Set problem:
Extract word for word the lines of the listing from its start to the line holding "return (xp - OFF - L) / PW", both ends kept; pictures are not part of the copy.

Dataset section:
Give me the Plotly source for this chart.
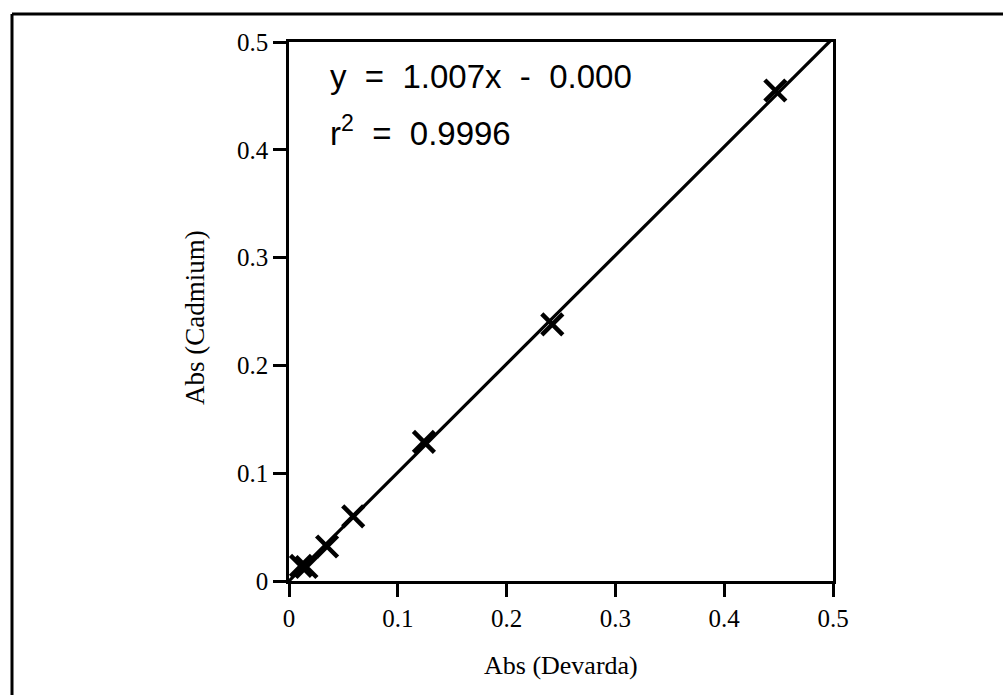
import plotly.graph_objects as go

# Data
devarda = [0.011, 0.016, 0.035, 0.059, 0.124, 0.242, 0.447]
cadmium = [0.014, 0.013, 0.032, 0.060, 0.129, 0.238, 0.455]
fit_x = [0.0, 0.5]
slope = 1.007
intercept = 0.000
fit_y = [slope * v + intercept for v in fit_x]
tick_vals = [0, 0.1, 0.2, 0.3, 0.4, 0.5]
tick_text = ["0", "0.1", "0.2", "0.3", "0.4", "0.5"]

# page body margin is removed in post_script, so no offset
OFF = 0
L, T, PW, PH = 289 - OFF, 42 - OFF, 544, 539
W, H = 1003, 695


def px(xp):
    return (xp - OFF - L) / PW


def py(yp):
    return (T + PH - (yp - OFF)) / PH


fig = go.Figure()
fig.add_trace(go.Scatter(x=fit_x, y=fit_y, mode="lines",
                         line=dict(color="black", width=3.2), cliponaxis=True,
                         showlegend=False, hoverinfo="skip"))
fig.add_trace(go.Scatter(x=devarda, y=cadmium, mode="markers",
                         marker=dict(symbol="x-thin", size=21,
                                     line=dict(color="black", width=4.5), color="black"),
                         cliponaxis=False, showlegend=False))

axis_common = dict(range=[0, 0.5], tickvals=tick_vals, ticktext=tick_text,
                   ticks="outside", ticklen=13, tickwidth=3, tickcolor="black",
                   showline=True, linecolor="black", linewidth=2.5, mirror=True,
                   showgrid=False, zeroline=False,
                   tickfont=dict(family="Liberation Serif", size=25, color="black"))

frame_line = dict(color="black", width=3)

fig.update_layout(
    width=W, height=H,
    margin=dict(l=L, r=W - L - PW, t=T, b=H - T - PH),
    paper_bgcolor="white", plot_bgcolor="white",
    xaxis=axis_common,
    yaxis=axis_common,
    showlegend=False,
    shapes=[
        dict(type="line", xref="paper", yref="paper",
             x0=px(12), x1=px(12), y0=py(760), y1=py(14), line=frame_line),
        dict(type="line", xref="paper", yref="paper",
             x0=px(12), x1=px(1150), y0=py(14), y1=py(14), line=frame_line),
    ],
    annotations=[
        dict(text="Abs (Devarda)", xref="paper", yref="paper",
             x=px(561), y=py(665), showarrow=False,
             font=dict(family="Liberation Serif", size=26, color="black"),
             xanchor="center", yanchor="middle"),
        dict(text="Abs (Cadmium)", xref="paper", yref="paper",
             x=px(195), y=py(318), showarrow=False, textangle=-90,
             font=dict(family="Liberation Serif", size=27, color="black"),
             xanchor="center", yanchor="middle"),
        dict(text="y  =  1.007x  -  0.000", xref="paper", yref="paper",
             x=px(328), y=py(76), showarrow=False,
             font=dict(family="Liberation Sans", size=33, color="black"),
             xanchor="left", yanchor="middle"),
        dict(text="r<sup>2</sup>  =  0.9996", xref="paper", yref="paper",
             x=px(328), y=py(131), showarrow=False,
             font=dict(family="Liberation Sans", size=33, color="black"),
             xanchor="left", yanchor="middle"),
    ],
)

fig.write_html(
    "out.html",
    config={"displayModeBar": False},
    post_script="document.body.style.margin='0px';document.body.style.overflow='hidden';",
)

Correct response:
Give me the Plotly source for this chart.
import plotly.graph_objects as go

# Data
devarda = [0.011, 0.016, 0.035, 0.059, 0.124, 0.242, 0.447]
cadmium = [0.014, 0.013, 0.032, 0.060, 0.129, 0.238, 0.455]
fit_x = [0.0, 0.5]
slope = 1.007
intercept = 0.000
fit_y = [slope * v + intercept for v in fit_x]
tick_vals = [0, 0.1, 0.2, 0.3, 0.4, 0.5]
tick_text = ["0", "0.1", "0.2", "0.3", "0.4", "0.5"]

# page body margin is removed in post_script, so no offset
OFF = 0
L, T, PW, PH = 289 - OFF, 42 - OFF, 544, 539
W, H = 1003, 695


def px(xp):
    return (xp - OFF - L) / PW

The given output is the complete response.